Rischio processo per altri 28
La maxinchiesta della Procura di Roma che ha terremotato i palazzi della politica all'ombra del Campidoglio ha chiuso il 1° luglio scorso la sua terza
tranche nella quale sono coinvolte 28 persone che ora rischiano di finire sotto processo. Il filo rosso delle indagini coordinate dai pm di piazzale Clodio riporta sotto la lente vecchie conoscenze della vicenda giudiziaria come Salvatore Buzzi, vero “deus ex machina” delle coop, e Luca Odevaine, ex braccio destro di Veltroni quando era sindaco di Roma e componente del tavolo sulla immigrazione. Ma l’attività degli inquirenti ha acceso un faro anche su nuovi indagati: esponenti politici, amministratori locali e funzionari pubblici.
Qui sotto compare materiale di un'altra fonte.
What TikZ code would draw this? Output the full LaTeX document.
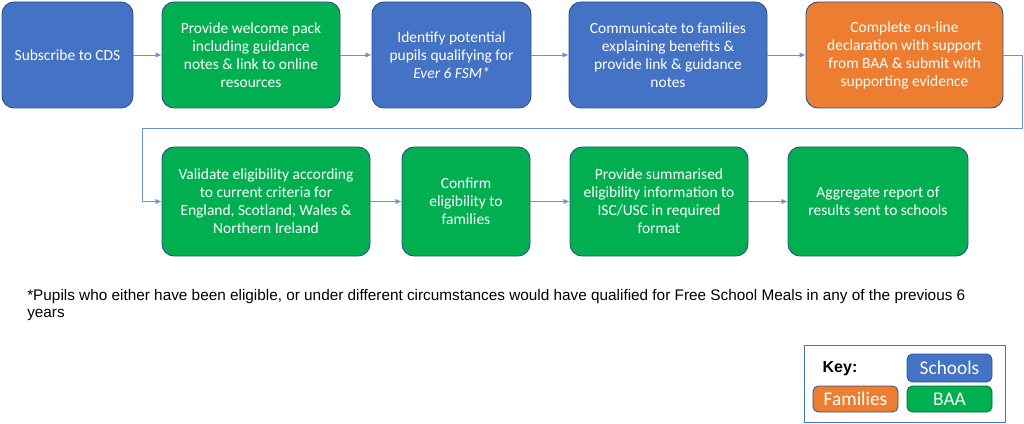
\documentclass[tikz,border=0pt]{standalone}
\usepackage{fontspec}
\setmainfont{Carlito}
\newfontfamily\arialfont{Liberation Sans}
\usetikzlibrary{arrows.meta}
\definecolor{schoolblue}{HTML}{4472C4}
\definecolor{boxedge}{HTML}{2F528F}
\definecolor{baagreen}{HTML}{00B050}
\definecolor{famorange}{HTML}{ED7D31}
\definecolor{flowline}{HTML}{6F8FD0}
\begin{document}
\begin{tikzpicture}[x=0.75pt, y=-0.75pt, line join=round, >={Latex[length=4.5pt,width=4pt]}, font=\fontsize{11.6}{13.5}\selectfont]
			\tikzset{stepbox/.style={draw=boxedge, line width=0.7pt, rounded corners=9pt, text=white, align=center, inner sep=0pt, minimum height=79.5pt},
				schools/.style={stepbox, fill=schoolblue},
				baa/.style={stepbox, fill=baagreen},
				families/.style={stepbox, fill=famorange},
				keybox/.style={draw=boxedge, line width=0.6pt, rounded corners=4pt, text=white, inner sep=0pt, minimum width=63.75pt, font=\fontsize{14.5}{16}\selectfont},
				flow/.style={->, draw=flowline, line width=0.6pt}}
			\useasboundingbox (0,0) rectangle (1024,424);
			% first row
			\node[schools, minimum width=98.25pt] (subscribe) at (67.5,55) {Subscribe to CDS};
			\node[baa, minimum width=133.5pt] (welcome) at (251,55) {Provide welcome pack\\including guidance\\notes \& link to online\\resources};
			\node[schools, minimum width=119.25pt] (identify) at (451.5,55) {Identify potential\\pupils qualifying for\\\textit{Ever 6 FSM*}};
			\node[schools, minimum width=148.5pt] (communicate) at (668,55) {Communicate to families\\explaining benefits \&\\provide link \& guidance\\notes};
			\node[families, minimum width=147.75pt] (declare) at (904.5,55) {Complete on-line\\declaration with support\\from BAA \& submit with\\supporting evidence};
			% second row
			\node[baa, minimum width=156pt, minimum height=81.75pt] (validate) at (266,201.5) {Validate eligibility according\\to current criteria for\\England, Scotland, Wales \&\\Northern Ireland};
			\node[baa, minimum width=96pt, minimum height=81.75pt] (confirm) at (466,201.5) {Confirm\\eligibility to\\families};
			\node[baa, minimum width=133.5pt, minimum height=81.75pt] (summarise) at (659,201.5) {Provide summarised\\eligibility information to\\ISC/USC in required\\format};
			\node[baa, minimum width=135pt, minimum height=81.75pt] (aggregate) at (878,201.5) {Aggregate report of\\results sent to schools};
			% connectors
			\foreach \a/\b in {subscribe/welcome, welcome/identify, identify/communicate, communicate/declare, validate/confirm, confirm/summarise, summarise/aggregate}
				\draw[flow] (\a.east) -- (\b.west);
			\coordinate (turnR) at (1022,128);
			\coordinate (turnL) at (142,128);
			\draw[flow] (declare.east) -| (turnR) -- (turnL) |- (validate.west);
			% footnote
			\node[anchor=north west, align=left, inner sep=0pt, font=\arialfont\fontsize{11.5}{12.9}\selectfont] (note) at (27,289) {*Pupils who either have been eligible, or under different circumstances would have qualified for Free School Meals in any of the previous 6\\years};
			% key
			\node[draw=schoolblue, line width=0.7pt, minimum width=150.75pt, minimum height=57.75pt, inner sep=0pt] (key) at (904.5,383.5) {};
			\node[font=\arialfont\bfseries\fontsize{12}{14}\selectfont] (keylabel) at (840,369) {Key:};
			\node[keybox, fill=schoolblue, minimum height=21pt] (kschools) at (949.5,368) {Schools};
			\node[keybox, fill=famorange, minimum height=19.5pt] (kfamilies) at (855.5,399) {Families};
			\node[keybox, fill=baagreen, draw=baagreen!60!black, minimum height=19.5pt] (kbaa) at (949.5,399) {BAA};
		\end{tikzpicture}
\end{document}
Tra gli imputati i dem D’Ausilio e Vincenzi
In particolare ad essere stati raggiunti dall’atto di chiusura delle indagini anche l’ex capogruppo del Pd in consiglio comunale a Roma Francesco D'Ausilio e il suo omologo al Consiglio regionale Marco Vincenzi. E così come per la prima clamorosa operazione, nel dicembre del 2014 che portò all’arresto di oltre trenta persone tra cui il presunto capo del clan, Massimo Carminati, e al secondo atto, nel giugno del 2015, che vide finire in carcere altre 44 persone, anche questa terza tranche ha nella corruzione il suo comune denominatore. Secondo la procura favori, mazzette, interessi illeciti: nuovi episodi avvenuti in un lasso di tempo che va dal 2011 al novembre del 2014. Centro nevralgico del malaffare, secondo l'accusa, l'universo Buzzi e le sue cooperative. D'Ausilio e Vincenzi sono accusati di corruzione.